■ Your goal ■
Exactly the lines from the one with "Convert this chart to Plotly code." through the one with "-11.49, -11.49, -11.46]", inclusive, are to be repeated, and the pictures are not.

■ Available data ■
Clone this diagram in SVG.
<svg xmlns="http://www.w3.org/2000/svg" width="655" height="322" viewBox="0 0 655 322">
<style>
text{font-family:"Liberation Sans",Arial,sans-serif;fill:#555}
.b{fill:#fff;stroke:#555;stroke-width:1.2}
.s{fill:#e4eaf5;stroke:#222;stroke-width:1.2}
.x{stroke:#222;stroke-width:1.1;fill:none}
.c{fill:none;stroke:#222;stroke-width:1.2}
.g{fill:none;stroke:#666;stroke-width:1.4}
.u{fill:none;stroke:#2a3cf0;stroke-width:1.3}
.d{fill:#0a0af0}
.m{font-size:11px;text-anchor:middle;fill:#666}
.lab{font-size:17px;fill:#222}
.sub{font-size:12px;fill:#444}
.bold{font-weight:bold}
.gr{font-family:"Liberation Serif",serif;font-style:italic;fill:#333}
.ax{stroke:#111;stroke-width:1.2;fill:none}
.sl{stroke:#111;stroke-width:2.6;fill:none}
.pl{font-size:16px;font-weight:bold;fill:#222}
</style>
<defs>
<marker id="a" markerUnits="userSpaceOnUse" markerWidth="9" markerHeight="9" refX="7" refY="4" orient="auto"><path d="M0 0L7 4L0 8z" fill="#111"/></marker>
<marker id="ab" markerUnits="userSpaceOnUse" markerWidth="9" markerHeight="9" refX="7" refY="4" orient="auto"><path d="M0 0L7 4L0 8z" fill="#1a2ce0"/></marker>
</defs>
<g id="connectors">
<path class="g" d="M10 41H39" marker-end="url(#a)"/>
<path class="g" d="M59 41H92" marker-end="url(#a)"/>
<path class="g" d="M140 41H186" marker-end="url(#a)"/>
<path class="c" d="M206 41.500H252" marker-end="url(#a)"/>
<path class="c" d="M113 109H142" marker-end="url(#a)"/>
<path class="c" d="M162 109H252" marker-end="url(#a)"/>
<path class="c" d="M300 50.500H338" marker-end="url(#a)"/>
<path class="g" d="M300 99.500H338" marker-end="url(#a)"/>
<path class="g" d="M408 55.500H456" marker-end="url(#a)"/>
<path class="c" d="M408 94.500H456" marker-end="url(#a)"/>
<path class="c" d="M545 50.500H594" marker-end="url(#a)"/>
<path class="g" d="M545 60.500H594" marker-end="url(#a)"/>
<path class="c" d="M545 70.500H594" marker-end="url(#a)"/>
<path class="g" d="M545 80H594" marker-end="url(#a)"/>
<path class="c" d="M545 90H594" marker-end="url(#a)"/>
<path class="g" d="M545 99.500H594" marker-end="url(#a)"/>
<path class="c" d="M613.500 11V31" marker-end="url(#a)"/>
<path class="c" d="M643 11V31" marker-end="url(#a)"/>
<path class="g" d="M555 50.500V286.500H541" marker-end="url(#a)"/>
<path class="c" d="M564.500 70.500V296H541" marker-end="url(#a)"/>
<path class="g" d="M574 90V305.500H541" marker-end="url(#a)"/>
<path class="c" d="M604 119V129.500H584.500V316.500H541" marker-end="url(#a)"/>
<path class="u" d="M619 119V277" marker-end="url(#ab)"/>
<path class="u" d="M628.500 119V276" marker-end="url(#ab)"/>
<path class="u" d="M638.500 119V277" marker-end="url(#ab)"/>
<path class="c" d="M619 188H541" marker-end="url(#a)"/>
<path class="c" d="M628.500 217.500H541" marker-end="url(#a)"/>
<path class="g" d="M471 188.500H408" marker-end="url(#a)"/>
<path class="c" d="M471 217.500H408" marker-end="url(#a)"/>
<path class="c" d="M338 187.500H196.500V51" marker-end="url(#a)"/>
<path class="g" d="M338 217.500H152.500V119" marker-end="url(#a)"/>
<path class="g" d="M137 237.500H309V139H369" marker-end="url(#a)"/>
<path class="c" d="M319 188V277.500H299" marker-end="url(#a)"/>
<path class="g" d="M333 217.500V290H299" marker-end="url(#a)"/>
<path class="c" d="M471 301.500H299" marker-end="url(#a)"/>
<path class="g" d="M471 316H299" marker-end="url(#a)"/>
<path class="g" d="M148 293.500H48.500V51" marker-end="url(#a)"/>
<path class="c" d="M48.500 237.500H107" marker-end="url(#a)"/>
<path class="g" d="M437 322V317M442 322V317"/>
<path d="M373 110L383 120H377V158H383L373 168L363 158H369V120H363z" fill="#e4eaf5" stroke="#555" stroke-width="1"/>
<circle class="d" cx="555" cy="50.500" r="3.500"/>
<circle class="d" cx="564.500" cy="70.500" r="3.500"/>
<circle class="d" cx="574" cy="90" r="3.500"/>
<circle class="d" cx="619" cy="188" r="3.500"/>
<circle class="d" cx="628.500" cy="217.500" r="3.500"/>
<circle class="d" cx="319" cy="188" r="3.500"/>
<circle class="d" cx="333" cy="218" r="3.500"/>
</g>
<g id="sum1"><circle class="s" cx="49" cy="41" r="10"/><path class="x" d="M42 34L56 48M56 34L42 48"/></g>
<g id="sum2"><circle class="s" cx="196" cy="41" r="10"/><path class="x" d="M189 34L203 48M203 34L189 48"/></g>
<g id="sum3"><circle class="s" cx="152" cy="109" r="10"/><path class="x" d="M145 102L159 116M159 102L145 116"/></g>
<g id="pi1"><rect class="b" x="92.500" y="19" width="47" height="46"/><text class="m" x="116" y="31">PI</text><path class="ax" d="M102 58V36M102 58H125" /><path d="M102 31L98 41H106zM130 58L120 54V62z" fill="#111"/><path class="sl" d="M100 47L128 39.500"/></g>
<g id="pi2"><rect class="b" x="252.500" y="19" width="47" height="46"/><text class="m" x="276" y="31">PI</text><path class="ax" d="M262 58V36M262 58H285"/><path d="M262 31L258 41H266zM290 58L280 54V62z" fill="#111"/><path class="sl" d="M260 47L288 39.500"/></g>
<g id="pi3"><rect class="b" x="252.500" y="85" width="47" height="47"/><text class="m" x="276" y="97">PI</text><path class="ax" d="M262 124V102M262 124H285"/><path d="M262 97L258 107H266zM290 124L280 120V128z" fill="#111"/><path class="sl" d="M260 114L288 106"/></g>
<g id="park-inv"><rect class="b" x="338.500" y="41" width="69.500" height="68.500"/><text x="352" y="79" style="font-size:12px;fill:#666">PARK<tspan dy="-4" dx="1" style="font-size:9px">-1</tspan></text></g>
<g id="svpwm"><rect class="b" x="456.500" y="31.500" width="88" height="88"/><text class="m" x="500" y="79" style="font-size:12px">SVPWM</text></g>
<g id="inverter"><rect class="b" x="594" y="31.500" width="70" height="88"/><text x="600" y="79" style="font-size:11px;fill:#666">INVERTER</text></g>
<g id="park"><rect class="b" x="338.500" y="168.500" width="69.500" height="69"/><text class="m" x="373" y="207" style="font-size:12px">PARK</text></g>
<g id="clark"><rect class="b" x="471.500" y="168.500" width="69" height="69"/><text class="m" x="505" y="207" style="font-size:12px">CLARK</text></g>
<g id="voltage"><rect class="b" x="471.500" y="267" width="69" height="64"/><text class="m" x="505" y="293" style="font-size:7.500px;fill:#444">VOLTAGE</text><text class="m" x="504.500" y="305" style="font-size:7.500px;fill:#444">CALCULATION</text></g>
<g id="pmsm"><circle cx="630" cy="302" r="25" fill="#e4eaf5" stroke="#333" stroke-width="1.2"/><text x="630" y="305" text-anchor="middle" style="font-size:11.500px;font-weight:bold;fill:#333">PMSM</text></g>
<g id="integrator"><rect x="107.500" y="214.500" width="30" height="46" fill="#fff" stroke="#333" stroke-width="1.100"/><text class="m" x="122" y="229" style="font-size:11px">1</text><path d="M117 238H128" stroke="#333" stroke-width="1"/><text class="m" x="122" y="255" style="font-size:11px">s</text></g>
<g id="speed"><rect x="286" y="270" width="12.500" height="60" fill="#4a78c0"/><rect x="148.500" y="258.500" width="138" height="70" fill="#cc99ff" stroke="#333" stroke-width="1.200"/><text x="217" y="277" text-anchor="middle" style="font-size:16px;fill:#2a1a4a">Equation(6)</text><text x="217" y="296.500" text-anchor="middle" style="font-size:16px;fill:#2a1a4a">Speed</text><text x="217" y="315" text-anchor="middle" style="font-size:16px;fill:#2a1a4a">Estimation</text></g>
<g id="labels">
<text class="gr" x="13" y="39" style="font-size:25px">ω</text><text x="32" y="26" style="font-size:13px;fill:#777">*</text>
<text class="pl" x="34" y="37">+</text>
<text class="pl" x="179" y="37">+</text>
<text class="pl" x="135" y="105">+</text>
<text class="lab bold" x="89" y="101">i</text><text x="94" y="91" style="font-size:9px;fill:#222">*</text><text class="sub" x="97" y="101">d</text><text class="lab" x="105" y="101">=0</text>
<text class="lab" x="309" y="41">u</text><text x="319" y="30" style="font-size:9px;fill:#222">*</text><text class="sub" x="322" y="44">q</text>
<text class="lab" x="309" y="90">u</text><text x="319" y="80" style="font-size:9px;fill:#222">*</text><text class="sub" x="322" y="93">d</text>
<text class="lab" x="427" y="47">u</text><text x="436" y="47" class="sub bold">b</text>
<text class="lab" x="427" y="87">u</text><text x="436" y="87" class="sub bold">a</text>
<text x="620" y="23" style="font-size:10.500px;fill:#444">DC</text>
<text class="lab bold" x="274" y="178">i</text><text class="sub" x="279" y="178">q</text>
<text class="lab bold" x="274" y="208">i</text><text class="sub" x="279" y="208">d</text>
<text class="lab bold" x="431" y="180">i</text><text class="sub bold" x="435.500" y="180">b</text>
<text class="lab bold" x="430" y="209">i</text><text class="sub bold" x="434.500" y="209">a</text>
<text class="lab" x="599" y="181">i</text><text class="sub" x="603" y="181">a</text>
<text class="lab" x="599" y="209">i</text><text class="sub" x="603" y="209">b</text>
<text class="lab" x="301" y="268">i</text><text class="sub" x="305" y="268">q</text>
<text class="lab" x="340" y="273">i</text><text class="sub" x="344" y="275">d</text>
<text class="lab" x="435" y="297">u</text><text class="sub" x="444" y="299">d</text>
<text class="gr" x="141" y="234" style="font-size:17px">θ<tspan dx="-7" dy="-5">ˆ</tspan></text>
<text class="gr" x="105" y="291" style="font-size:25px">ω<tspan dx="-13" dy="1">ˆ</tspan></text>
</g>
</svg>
--
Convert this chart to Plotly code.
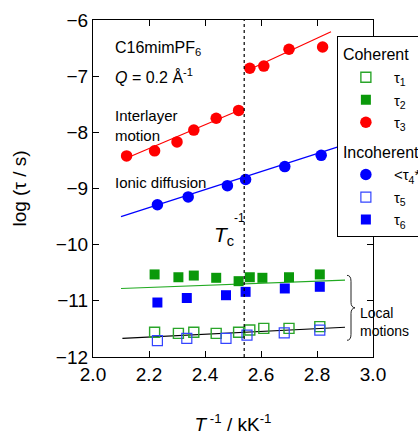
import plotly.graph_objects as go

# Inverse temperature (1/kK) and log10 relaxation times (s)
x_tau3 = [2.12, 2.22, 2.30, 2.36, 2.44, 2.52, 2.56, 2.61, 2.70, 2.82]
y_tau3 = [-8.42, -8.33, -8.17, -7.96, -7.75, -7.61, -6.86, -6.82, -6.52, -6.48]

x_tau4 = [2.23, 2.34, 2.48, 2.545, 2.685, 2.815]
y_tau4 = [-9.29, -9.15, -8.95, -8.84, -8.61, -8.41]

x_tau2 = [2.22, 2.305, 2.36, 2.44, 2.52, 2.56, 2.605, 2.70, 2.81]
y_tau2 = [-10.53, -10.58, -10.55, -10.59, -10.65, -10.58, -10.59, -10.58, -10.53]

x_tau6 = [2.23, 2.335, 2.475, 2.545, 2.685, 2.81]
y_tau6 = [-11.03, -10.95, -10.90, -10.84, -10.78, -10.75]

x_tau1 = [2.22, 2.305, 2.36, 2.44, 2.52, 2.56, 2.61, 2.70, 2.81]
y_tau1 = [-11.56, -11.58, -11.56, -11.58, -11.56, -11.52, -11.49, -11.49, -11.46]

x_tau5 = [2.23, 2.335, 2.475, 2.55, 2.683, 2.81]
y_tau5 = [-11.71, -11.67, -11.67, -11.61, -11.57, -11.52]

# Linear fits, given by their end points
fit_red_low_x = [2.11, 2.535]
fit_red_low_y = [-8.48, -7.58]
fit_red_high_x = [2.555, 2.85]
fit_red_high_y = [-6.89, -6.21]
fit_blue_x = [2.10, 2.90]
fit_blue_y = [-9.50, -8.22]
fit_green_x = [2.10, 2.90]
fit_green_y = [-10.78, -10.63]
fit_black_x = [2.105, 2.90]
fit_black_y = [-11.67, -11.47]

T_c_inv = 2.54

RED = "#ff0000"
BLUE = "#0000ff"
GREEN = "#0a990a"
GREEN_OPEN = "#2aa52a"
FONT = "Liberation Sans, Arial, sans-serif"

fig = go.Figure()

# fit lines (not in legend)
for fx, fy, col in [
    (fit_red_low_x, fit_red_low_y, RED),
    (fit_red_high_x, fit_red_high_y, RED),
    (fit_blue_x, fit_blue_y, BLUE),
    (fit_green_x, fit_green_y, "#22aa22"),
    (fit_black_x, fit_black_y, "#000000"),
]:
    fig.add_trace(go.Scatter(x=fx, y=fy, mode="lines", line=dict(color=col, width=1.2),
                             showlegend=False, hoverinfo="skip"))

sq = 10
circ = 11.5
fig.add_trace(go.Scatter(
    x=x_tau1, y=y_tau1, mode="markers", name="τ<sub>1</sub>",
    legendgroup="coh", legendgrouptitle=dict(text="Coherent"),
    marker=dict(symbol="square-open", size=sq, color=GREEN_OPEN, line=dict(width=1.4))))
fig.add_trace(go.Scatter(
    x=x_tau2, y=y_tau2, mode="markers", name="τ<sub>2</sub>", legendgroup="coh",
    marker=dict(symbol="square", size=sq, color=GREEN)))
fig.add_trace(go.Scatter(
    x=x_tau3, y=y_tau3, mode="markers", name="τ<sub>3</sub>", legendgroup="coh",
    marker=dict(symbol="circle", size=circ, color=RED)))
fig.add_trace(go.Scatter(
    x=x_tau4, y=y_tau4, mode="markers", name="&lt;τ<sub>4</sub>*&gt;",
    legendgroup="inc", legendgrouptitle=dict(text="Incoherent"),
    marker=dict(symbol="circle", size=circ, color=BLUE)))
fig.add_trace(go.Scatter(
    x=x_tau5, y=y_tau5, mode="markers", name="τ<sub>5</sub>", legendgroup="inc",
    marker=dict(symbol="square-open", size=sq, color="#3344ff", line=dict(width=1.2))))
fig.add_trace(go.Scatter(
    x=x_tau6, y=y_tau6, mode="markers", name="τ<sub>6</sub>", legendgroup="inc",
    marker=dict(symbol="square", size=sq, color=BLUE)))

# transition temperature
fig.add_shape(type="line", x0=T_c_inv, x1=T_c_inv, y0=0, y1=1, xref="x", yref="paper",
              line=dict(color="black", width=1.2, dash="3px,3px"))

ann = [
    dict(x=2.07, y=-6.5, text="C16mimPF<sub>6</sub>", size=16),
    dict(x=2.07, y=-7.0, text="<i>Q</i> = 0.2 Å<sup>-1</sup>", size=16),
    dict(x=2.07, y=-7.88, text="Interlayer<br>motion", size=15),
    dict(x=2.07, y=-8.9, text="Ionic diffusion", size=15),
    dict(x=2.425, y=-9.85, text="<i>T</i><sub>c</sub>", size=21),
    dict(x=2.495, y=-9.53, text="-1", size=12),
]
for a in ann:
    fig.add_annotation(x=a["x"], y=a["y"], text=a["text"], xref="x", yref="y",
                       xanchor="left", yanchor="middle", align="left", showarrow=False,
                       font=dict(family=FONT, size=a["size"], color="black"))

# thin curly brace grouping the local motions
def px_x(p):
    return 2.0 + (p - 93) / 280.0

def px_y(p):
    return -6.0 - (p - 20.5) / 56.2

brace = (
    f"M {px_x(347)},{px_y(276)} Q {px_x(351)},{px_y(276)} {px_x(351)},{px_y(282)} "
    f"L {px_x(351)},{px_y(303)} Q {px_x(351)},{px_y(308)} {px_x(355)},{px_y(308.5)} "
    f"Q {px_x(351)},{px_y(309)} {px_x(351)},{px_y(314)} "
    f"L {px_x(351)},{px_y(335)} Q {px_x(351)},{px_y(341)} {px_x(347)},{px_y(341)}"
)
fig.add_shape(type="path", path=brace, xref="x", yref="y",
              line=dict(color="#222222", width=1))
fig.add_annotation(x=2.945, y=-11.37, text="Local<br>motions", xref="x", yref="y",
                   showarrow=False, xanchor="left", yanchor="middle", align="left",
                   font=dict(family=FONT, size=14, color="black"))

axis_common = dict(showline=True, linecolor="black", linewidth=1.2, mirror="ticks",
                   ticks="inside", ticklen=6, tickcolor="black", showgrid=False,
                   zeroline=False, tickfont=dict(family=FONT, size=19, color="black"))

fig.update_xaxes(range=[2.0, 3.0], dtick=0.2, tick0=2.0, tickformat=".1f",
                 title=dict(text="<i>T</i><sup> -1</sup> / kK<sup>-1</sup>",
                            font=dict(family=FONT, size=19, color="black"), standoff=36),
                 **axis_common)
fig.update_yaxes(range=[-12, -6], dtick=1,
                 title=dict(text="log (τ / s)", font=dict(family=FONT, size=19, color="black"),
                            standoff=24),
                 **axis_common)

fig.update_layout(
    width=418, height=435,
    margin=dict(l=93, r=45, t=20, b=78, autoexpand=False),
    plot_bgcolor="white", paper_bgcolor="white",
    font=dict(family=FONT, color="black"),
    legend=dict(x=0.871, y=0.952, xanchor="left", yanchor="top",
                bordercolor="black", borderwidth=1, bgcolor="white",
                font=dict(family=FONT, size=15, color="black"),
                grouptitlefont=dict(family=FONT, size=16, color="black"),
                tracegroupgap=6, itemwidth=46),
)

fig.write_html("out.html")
* * *
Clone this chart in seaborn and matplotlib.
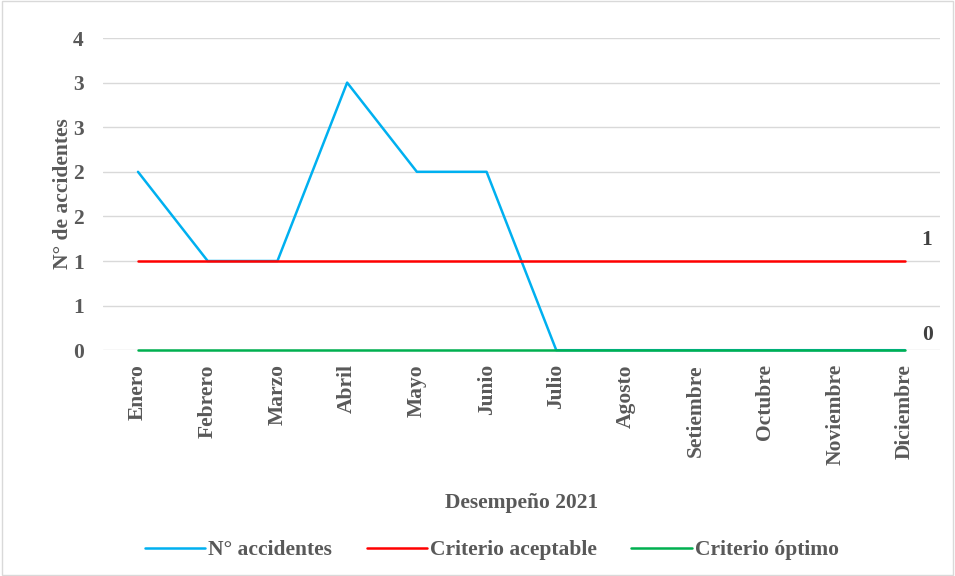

■ Output of the task ■
Convert this chart to Plotly code.
import plotly.graph_objects as go

# Inverse temperature (1/kK) and log10 relaxation times (s)
x_tau3 = [2.12, 2.22, 2.30, 2.36, 2.44, 2.52, 2.56, 2.61, 2.70, 2.82]
y_tau3 = [-8.42, -8.33, -8.17, -7.96, -7.75, -7.61, -6.86, -6.82, -6.52, -6.48]

x_tau4 = [2.23, 2.34, 2.48, 2.545, 2.685, 2.815]
y_tau4 = [-9.29, -9.15, -8.95, -8.84, -8.61, -8.41]

x_tau2 = [2.22, 2.305, 2.36, 2.44, 2.52, 2.56, 2.605, 2.70, 2.81]
y_tau2 = [-10.53, -10.58, -10.55, -10.59, -10.65, -10.58, -10.59, -10.58, -10.53]

x_tau6 = [2.23, 2.335, 2.475, 2.545, 2.685, 2.81]
y_tau6 = [-11.03, -10.95, -10.90, -10.84, -10.78, -10.75]

x_tau1 = [2.22, 2.305, 2.36, 2.44, 2.52, 2.56, 2.61, 2.70, 2.81]
y_tau1 = [-11.56, -11.58, -11.56, -11.58, -11.56, -11.52, -11.49, -11.49, -11.46]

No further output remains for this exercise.